◆ **What is being asked**
Pictures in the entries below are to be left out; otherwise, reproduce exactly the lines from the first through the line containing "plt.rcParams['font.family'] = ['Liberation".

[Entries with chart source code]
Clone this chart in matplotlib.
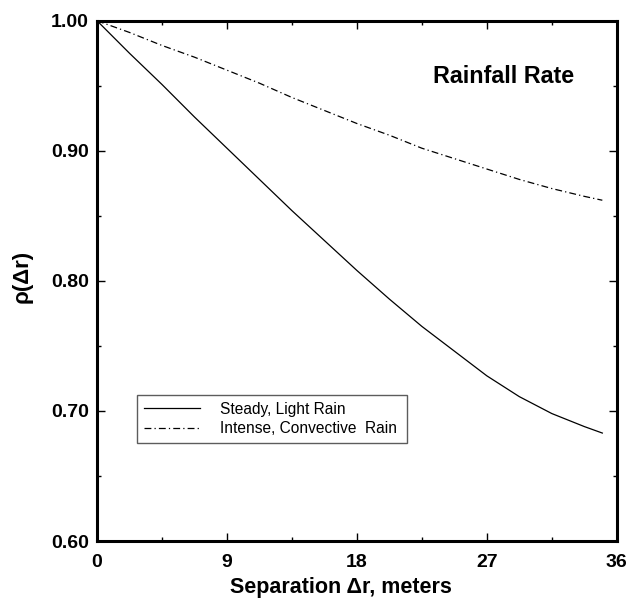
import matplotlib
matplotlib.use('Agg')
import matplotlib.pyplot as plt
from matplotlib.ticker import MultipleLocator

plt.rcParams['font.family'] = ['Liberation Sans', 'DejaVu Sans']

# Correlation vs separation
sep = [0, 2.25, 4.5, 6.75, 9, 11.25, 13.5, 15.75, 18,
       20.25, 22.5, 24.75, 27, 29.25, 31.5, 33.75, 35]
rho_steady = [1.000, 0.975, 0.951, 0.926, 0.902, 0.878, 0.854, 0.831, 0.808,
              0.786, 0.765, 0.746, 0.727, 0.711, 0.698, 0.688, 0.683]
rho_intense = [1.000, 0.991, 0.981, 0.972, 0.962, 0.952, 0.941, 0.931, 0.921,
               0.912, 0.902, 0.894, 0.886, 0.878, 0.871, 0.865, 0.862]

x_ticks = [0, 9, 18, 27, 36]
y_ticks = [0.60, 0.70, 0.80, 0.90, 1.00]

fig = plt.figure(figsize=(6.3, 5.98), dpi=100)
ax = fig.add_axes([0.154, 0.0953, 0.825, 0.87])

ax.plot(sep, rho_steady, color='black', lw=0.9, label='Steady, Light Rain')
ax.plot(sep, rho_intense, color='black', lw=0.9, linestyle=(0, (5.5, 2.5, 1, 2.5)),
        label='Intense, Convective  Rain')

ax.set_xlim(0, 36)
ax.set_ylim(0.60, 1.00)
ax.set_xticks(x_ticks)
ax.set_xticklabels([str(t) for t in x_ticks])
ax.set_yticks(y_ticks)
ax.set_yticklabels(['%.2f' % t for t in y_ticks])
ax.xaxis.set_minor_locator(MultipleLocator(4.5))
ax.yaxis.set_minor_locator(MultipleLocator(0.05))
ax.tick_params(which='both', direction='in', top=True, right=True, width=1)
ax.tick_params(which='major', length=6, labelsize=14, pad=6)
ax.tick_params(axis='x', which='major', pad=9)
ax.tick_params(which='minor', length=3)
for lab in ax.get_xticklabels() + ax.get_yticklabels():
    lab.set_fontweight('bold')
for s in ax.spines.values():
    s.set_linewidth(2.2)

ax.set_xlabel('Separation \u0394r, meters', fontsize=15.5, fontweight='bold')
ax.xaxis.label.set_va('baseline')
ax.xaxis.set_label_coords(0.469, -0.1)
ax.set_ylabel('\u03c1(\u0394r)', fontsize=16, fontweight='bold')
ax.yaxis.set_label_coords(-0.123, 0.508)

ax.text(0.783, 0.892, 'Rainfall Rate', transform=ax.transAxes, fontsize=16.8,
        fontweight='bold', ha='center', va='center')

leg = ax.legend(loc='upper left', bbox_to_anchor=(0.077, 0.189, 0.519, 0.092),
                mode='expand', borderaxespad=0, fancybox=False, frameon=True,
                fontsize=11.2, handlelength=3.6, handletextpad=1.3,
                labelspacing=0.3, borderpad=0.45)
leg.get_frame().set_edgecolor('#333333')
leg.get_frame().set_linewidth(1)

fig.savefig('out.png', dpi=100)
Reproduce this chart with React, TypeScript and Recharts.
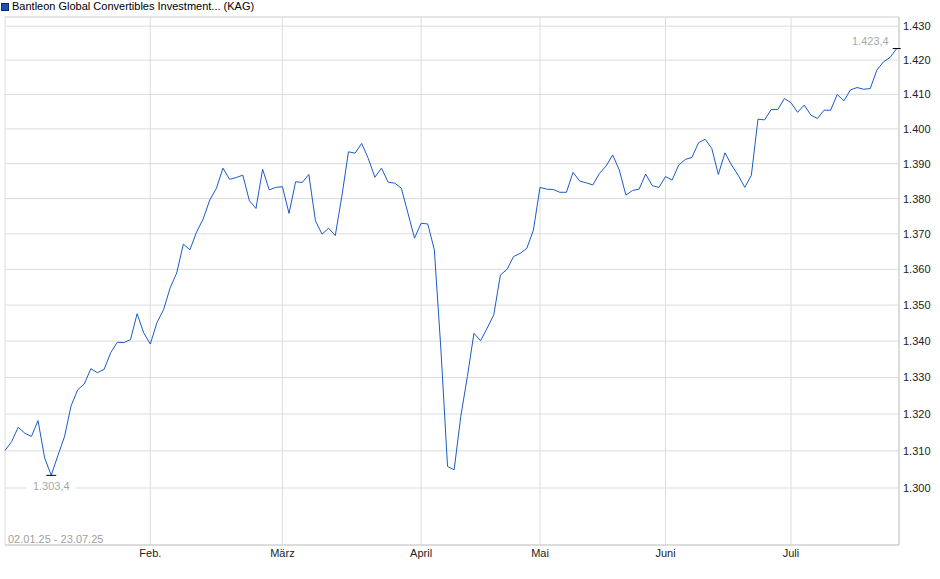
import React from "react";
import {
  LineChart,
  Line,
  XAxis,
  YAxis,
  CartesianGrid,
  ReferenceLine,
} from "recharts";

const fundName = "Bantleon Global Convertibles Investment... (KAG)";
const dateRange = "02.01.25 - 23.07.25";

// daily fund prices, 02.01.25 - 23.07.25
const prices = [
  1310.1, 1312.5, 1316.4, 1314.8, 1313.9, 1318.2, 1308.1, 1303.4, 1308.7, 1313.8,
  1322.2, 1326.6, 1328.2, 1332.4, 1331.3, 1332.2, 1336.8, 1339.7, 1339.6, 1340.4,
  1347.6, 1342.3, 1339.2, 1345.1, 1348.7, 1354.8, 1359.0, 1367.1, 1365.5, 1370.5,
  1374.2, 1379.6, 1382.9, 1388.7, 1385.5, 1386.0, 1386.7, 1379.4, 1377.2, 1388.4,
  1382.5, 1383.2, 1383.4, 1375.8, 1384.8, 1384.6, 1386.9, 1373.7, 1369.9, 1371.6,
  1369.5, 1380.7, 1393.4, 1393.0, 1395.8, 1391.5, 1386.1, 1388.7, 1384.7, 1384.4,
  1383.0, 1375.9, 1368.8, 1373.0, 1372.8, 1365.5, 1337.6, 1305.8, 1304.9, 1319.3,
  1330.2, 1342.2, 1340.1, 1343.6, 1347.3, 1358.4, 1360.0, 1363.6, 1364.5, 1365.9,
  1371.1, 1383.2, 1382.7, 1382.6, 1381.8, 1381.8, 1387.5, 1385.0, 1384.5, 1383.9,
  1387.2, 1389.3, 1392.5, 1388.2, 1381.0, 1382.3, 1382.7, 1387.0, 1383.7, 1383.2,
  1386.3, 1385.3, 1389.6, 1391.2, 1391.8, 1396.0, 1397.0, 1394.4, 1386.9, 1393.1,
  1389.6, 1386.7, 1383.2, 1386.7, 1402.8, 1402.6, 1405.6, 1405.6, 1408.8, 1407.6,
  1404.8, 1406.9, 1404.0, 1403.0, 1405.4, 1405.4, 1410.0, 1408.1, 1411.3, 1412.0,
  1411.5, 1411.7, 1417.1, 1419.5, 1420.8, 1423.4,
];

// index of first trading day of each month
const monthTicks = [0, 22, 42, 63, 81, 100, 119];
const monthLabels = ["", "Feb.", "März", "April", "Mai", "Juni", "Juli"];

const priceTicks = [
  1300, 1310, 1320, 1330, 1340, 1350, 1360, 1370, 1380, 1390, 1400, 1410, 1420,
  1430,
];
const priceDomain = [1284.8, 1432.7];

const data = prices.map((p, i) => ({ i, p }));
const maxIndex = prices.indexOf(Math.max(...prices));
const minIndex = prices.indexOf(Math.min(...prices));

function formatDe(v: number, digits = 0) {
  const [int, frac] = v.toFixed(digits).split(".");
  const grouped = int.replace(/\B(?=(\d{3})+(?!\d))/g, ".");
  return frac ? `${grouped},${frac}` : grouped;
}

const FONT = '"Liberation Sans", Arial, sans-serif';

const renderExtreme = (props: any) => {
  const { cx, cy, index } = props;
  if (index === maxIndex) {
    return (
      <g key="max">
        <line x1={cx - 4} x2={cx + 4} y1={cy} y2={cy} stroke="#000" />
        <text x={cx - 8} y={cy - 4} textAnchor="end" fill="#a8a8a8" fontSize={11}>
          {formatDe(prices[index], 1)}
        </text>
      </g>
    );
  }
  if (index === minIndex) {
    return (
      <g key="min">
        <line x1={cx - 5} x2={cx + 5} y1={cy} y2={cy} stroke="#000" />
        <rect x={cx - 25} y={cy + 5} width={50} height={12} fill="#fff" />
        <text x={cx} y={cy + 15} textAnchor="middle" fill="#a8a8a8" fontSize={11}>
          {formatDe(prices[index], 1)}
        </text>
      </g>
    );
  }
  return <g key={`d-${index}`} />;
};

export default function App() {
  return (
    <div
      style={{
        position: "absolute",
        left: 0,
        top: 0,
        width: 940,
        height: 579,
        background: "#fff",
        fontFamily: FONT,
      }}
    >
      <LineChart
        width={940}
        height={579}
        data={data}
        margin={{ top: 17, right: 0, bottom: 0, left: 5 }}
        style={{ fontFamily: FONT }}
      >
        <CartesianGrid stroke="#dcdcdc" />
        <ReferenceLine y={priceDomain[1]} stroke="#dcdcdc" ifOverflow="extendDomain" />
        <XAxis
          dataKey="i"
          type="number"
          domain={[0, 135.35]}
          ticks={monthTicks}
          interval={0}
          tickFormatter={(v: number) => monthLabels[monthTicks.indexOf(v)] ?? ""}
          height={34}
          axisLine={{ stroke: "#cccccc" }}
          tickLine={false}
          tickSize={0}
          tickMargin={4}
          tick={{ fontSize: 11, fill: "#222" }}
        />
        <YAxis
          orientation="right"
          type="number"
          scale="log"
          domain={priceDomain}
          allowDataOverflow
          ticks={priceTicks}
          interval={0}
          tickFormatter={(v: number) => formatDe(v)}
          width={41}
          axisLine={{ stroke: "#cccccc" }}
          tickLine={false}
          tickSize={0}
          tickMargin={4}
          tick={{ fontSize: 11, fill: "#222" }}
        />
        <Line
          type="linear"
          dataKey="p"
          stroke="#1c5bc6"
          strokeWidth={1}
          dot={renderExtreme}
          activeDot={false}
          isAnimationActive={false}
        />
      </LineChart>
      <div
        style={{
          position: "absolute",
          left: 1,
          top: 0,
          fontSize: 11,
          lineHeight: "12px",
          color: "#000",
          whiteSpace: "nowrap",
        }}
      >
        <span
          style={{
            display: "inline-block",
            width: 6,
            height: 6,
            background: "#1c50b8",
            border: "1px solid #0b2a6a",
            marginRight: 3,
            verticalAlign: "-1px",
          }}
        />
        {fundName}
      </div>
      <div
        style={{
          position: "absolute",
          left: 8,
          top: 533,
          fontSize: 11,
          lineHeight: "12px",
          color: "#a0a0a0",
          whiteSpace: "nowrap",
        }}
      >
        {dateRange}
      </div>
    </div>
  );
}
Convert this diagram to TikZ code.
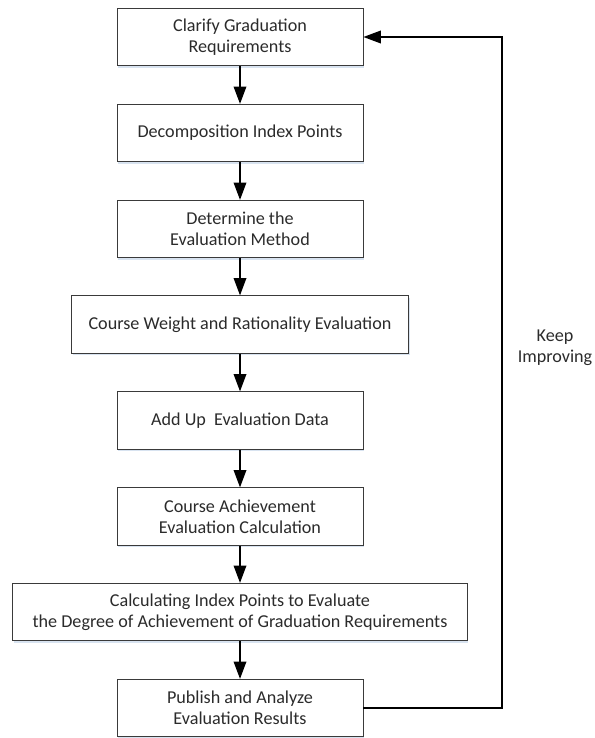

◆ **Solution for this exercise**
Clone this chart in matplotlib.
import matplotlib
matplotlib.use('Agg')
import matplotlib.pyplot as plt
from matplotlib.ticker import MultipleLocator

plt.rcParams['font.family'] = ['Liberation Sans', 'DejaVu Sans']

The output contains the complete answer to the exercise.